/---

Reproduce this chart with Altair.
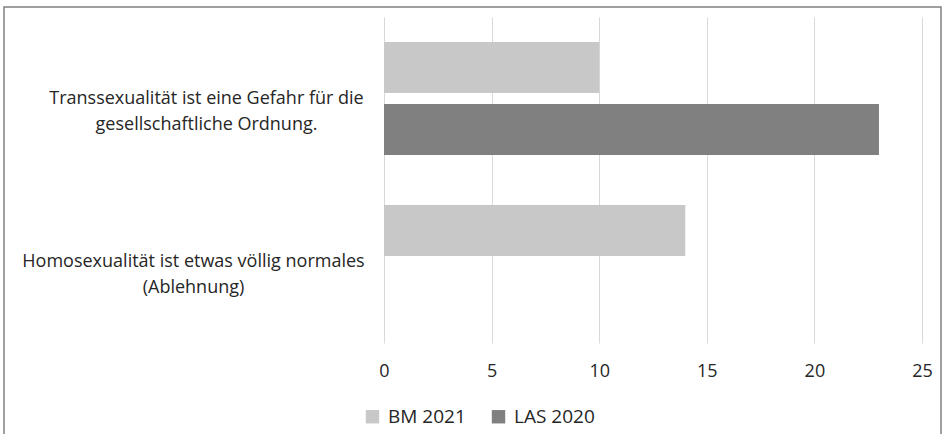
import altair as alt
import pandas as pd

# Statements (line break marks the wrap point of the axis label)
statements = [
    "Transsexualität ist eine Gefahr für die\ngesellschaftliche Ordnung.",
    "Homosexualität ist etwas völlig normales\n(Ablehnung)",
]
series = ["BM 2021", "LAS 2020"]
bm_2021 = [10, 14]
las_2020 = [23, None]
x_ticks = [0, 5, 10, 15, 20, 25]
series_colors = ["#c8c8c8", "#808080"]

rows = []
for stmt, bm, las in zip(statements, bm_2021, las_2020):
    for name, val in zip(series, [bm, las]):
        if val is not None:
            rows.append({"Aussage": stmt, "Studie": name, "Wert": val})
df = pd.DataFrame(rows)

FONT = "Open Sans"
TEXT = "#262626"

bars = alt.Chart(df).mark_bar().encode(
    x=alt.X(
        "Wert:Q",
        scale=alt.Scale(domain=[0, 25], nice=False),
        axis=alt.Axis(
            values=x_ticks,
            title=None,
            grid=True,
            gridColor="#d9d9d9",
            domain=False,
            ticks=False,
            labelFlush=False,
            labelFont=FONT,
            labelFontSize=18,
            labelColor=TEXT,
            labelBaseline="middle",
            labelPadding=28,
        ),
    ),
    y=alt.Y(
        "Aussage:N",
        sort=statements,
        scale=alt.Scale(paddingInner=0, paddingOuter=0),
        axis=alt.Axis(
            title=None,
            domain=False,
            ticks=False,
            grid=False,
            labelExpr="split(datum.value, '\\n')",
            labelAlign="center",
            labelBaseline="middle",
            labelFont=FONT,
            labelFontSize=18,
            labelColor=TEXT,
            labelLineHeight=26,
            labelLimit=500,
            labelPadding={
                "condition": {
                    "test": "indexof(datum.value, 'Transsexualit') === 0",
                    "value": 178,
                },
                "value": 191,
            },
        ),
    ),
    yOffset=alt.YOffset(
        "Studie:N",
        sort=series,
        scale=alt.Scale(paddingInner=0.177, paddingOuter=0.403),
    ),
    color=alt.Color(
        "Studie:N",
        sort=series,
        scale=alt.Scale(domain=series, range=series_colors),
        legend=alt.Legend(
            orient="none",
            legendX=-21,
            legendY=390,
            direction="horizontal",
            title=None,
            symbolType="square",
            symbolSize=180,
            symbolStrokeWidth=0,
            labelFont=FONT,
            labelFontSize=19,
            labelColor=TEXT,
            labelOffset=6,
            columnPadding=23,
        ),
    ),
)

# Outer frame around the whole chart
frame = alt.Chart(pd.DataFrame({"k": [0]})).mark_rect(
    fill=None, stroke="#808080", strokeWidth=1.5
).encode(
    x=alt.value(-380),
    x2=alt.value(557),
    y=alt.value(-10),
    y2=alt.value(440),
)

chart = alt.layer(frame, bars).properties(
    width=538,
    height=326,
    background="white",
    padding={"left": 384, "top": 17, "right": 22, "bottom": 91},
    autosize=alt.AutoSizeParams(type="none"),
).configure_view(stroke=None)

chart.save("out.html", embed_options={"renderer": "svg", "actions": False})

\---

Set problem » Leave out the pictures and transcribe everything else exactly.

Finished answer »
Reproduce this chart with Altair.
import altair as alt
import pandas as pd

# Statements (line break marks the wrap point of the axis label)
statements = [
    "Transsexualität ist eine Gefahr für die\ngesellschaftliche Ordnung.",
    "Homosexualität ist etwas völlig normales\n(Ablehnung)",
]
series = ["BM 2021", "LAS 2020"]
bm_2021 = [10, 14]
las_2020 = [23, None]
x_ticks = [0, 5, 10, 15, 20, 25]
series_colors = ["#c8c8c8", "#808080"]

rows = []
for stmt, bm, las in zip(statements, bm_2021, las_2020):
    for name, val in zip(series, [bm, las]):
        if val is not None:
            rows.append({"Aussage": stmt, "Studie": name, "Wert": val})
df = pd.DataFrame(rows)

FONT = "Open Sans"
TEXT = "#262626"

bars = alt.Chart(df).mark_bar().encode(
    x=alt.X(
        "Wert:Q",
        scale=alt.Scale(domain=[0, 25], nice=False),
        axis=alt.Axis(
            values=x_ticks,
            title=None,
            grid=True,
            gridColor="#d9d9d9",
            domain=False,
            ticks=False,
            labelFlush=False,
            labelFont=FONT,
            labelFontSize=18,
            labelColor=TEXT,
            labelBaseline="middle",
            labelPadding=28,
        ),
    ),
    y=alt.Y(
        "Aussage:N",
        sort=statements,
        scale=alt.Scale(paddingInner=0, paddingOuter=0),
        axis=alt.Axis(
            title=None,
            domain=False,
            ticks=False,
            grid=False,
            labelExpr="split(datum.value, '\\n')",
            labelAlign="center",
            labelBaseline="middle",
            labelFont=FONT,
            labelFontSize=18,
            labelColor=TEXT,
            labelLineHeight=26,
            labelLimit=500,
            labelPadding={
                "condition": {
                    "test": "indexof(datum.value, 'Transsexualit') === 0",
                    "value": 178,
                },
                "value": 191,
            },
        ),
    ),
    yOffset=alt.YOffset(
        "Studie:N",
        sort=series,
        scale=alt.Scale(paddingInner=0.177, paddingOuter=0.403),
    ),
    color=alt.Color(
        "Studie:N",
        sort=series,
        scale=alt.Scale(domain=series, range=series_colors),
        legend=alt.Legend(
            orient="none",
            legendX=-21,
            legendY=390,
            direction="horizontal",
            title=None,
            symbolType="square",
            symbolSize=180,
            symbolStrokeWidth=0,
            labelFont=FONT,
            labelFontSize=19,
            labelColor=TEXT,
            labelOffset=6,
            columnPadding=23,
        ),
    ),
)

# Outer frame around the whole chart
frame = alt.Chart(pd.DataFrame({"k": [0]})).mark_rect(
    fill=None, stroke="#808080", strokeWidth=1.5
).encode(
    x=alt.value(-380),
    x2=alt.value(557),
    y=alt.value(-10),
    y2=alt.value(440),
)

chart = alt.layer(frame, bars).properties(
    width=538,
    height=326,
    background="white",
    padding={"left": 384, "top": 17, "right": 22, "bottom": 91},
    autosize=alt.AutoSizeParams(type="none"),
).configure_view(stroke=None)

chart.save("out.html", embed_options={"renderer": "svg", "actions": False})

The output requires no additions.